Researchers, authors, students and history buffs gathered here last weekend for the annual D.C. Historical Studies Conference. I was there as a presenter on Friday, in a joint appearance with author Ann McClellan.
This year’s conference, the 39th one, featured among its topics local anniversaries of the sesquicentennial of President Lincoln’s emancipation of slaves in D.C. and the centennial of the cherry trees in Potomac Park. I told the story of Eliza Scidmore, emphasizing some D.C. connections that have come to light in my research. Ann, the author of two books on the Cherry Blossom Festival, described the efforts of a local couple, Marian (“Daisy”) and David Fairchild, whose interest in cherry trees overlapped with Eliza’s.
David Fairchild was a botanist and plant explorer at the U.S. Department of Agriculture who developed an interest in Japanese cherry trees in the early 1900s. During his travels in Japan he never got a chance to actually see them in bloom, so his fascination was based solely on illustrations of cherry blossoms. He imported several varieties to test them at his home just outside Washington, When they thrived and attracted many admirers, he helped his neighbors acquire several hundred of the trees for the streets of Chevy Chase, Md. Those trees predate the ones in Potomac Park.

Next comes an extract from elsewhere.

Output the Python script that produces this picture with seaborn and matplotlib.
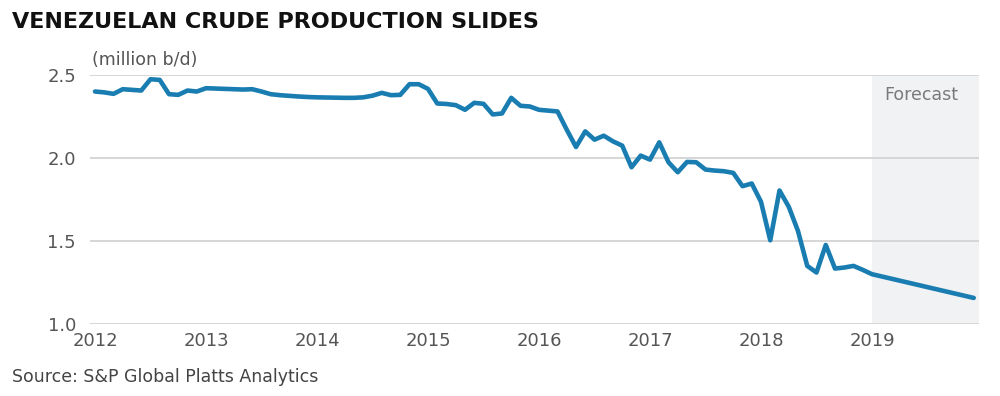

The Fairchilds wanted to see Japanese cherry trees in downtown Washington. To garner support, David Fairchaild arranged an Arbor Day event in 1908 at which local boys planted cherry trees at schools around the District. Eliza attended the Arbor Day ceremony at Franklin School, where David Fairchild introduced her as a great authority on Japan.
A year later, upon learning about First Lady Helen Taft’s beautification plans for West Potomac Park, both Eliza and David Fairchild saw a chance to act. Scidmore wrote to Mrs. Taft urging her to have cherry trees planted along the Potomac; Fairchild sent a similar appeal at the same time to Col. Spencer Cosby, the head of federal parks and buildings in Washington, who was assisting Mrs. Taft with her plans.
Mrs. Taft took up the idea at once. She informed Eliza of her decision in a now-famous note.
Then, in a sudden turn of events,the project swelled dramatically when a Japanese businessman named Jokichi Takamine learned about Mrs. Taft’s plan and offered to donate a couple thousand trees for the project. Eliza mediated the exchange. In the end, more than 3,000 of the trees were sent, officially a gift of Japan.
I learned recently that one of the original trees still stands on the grounds of the Library of Congress, just across the street from where I have a study desk in the library’s Adams Building.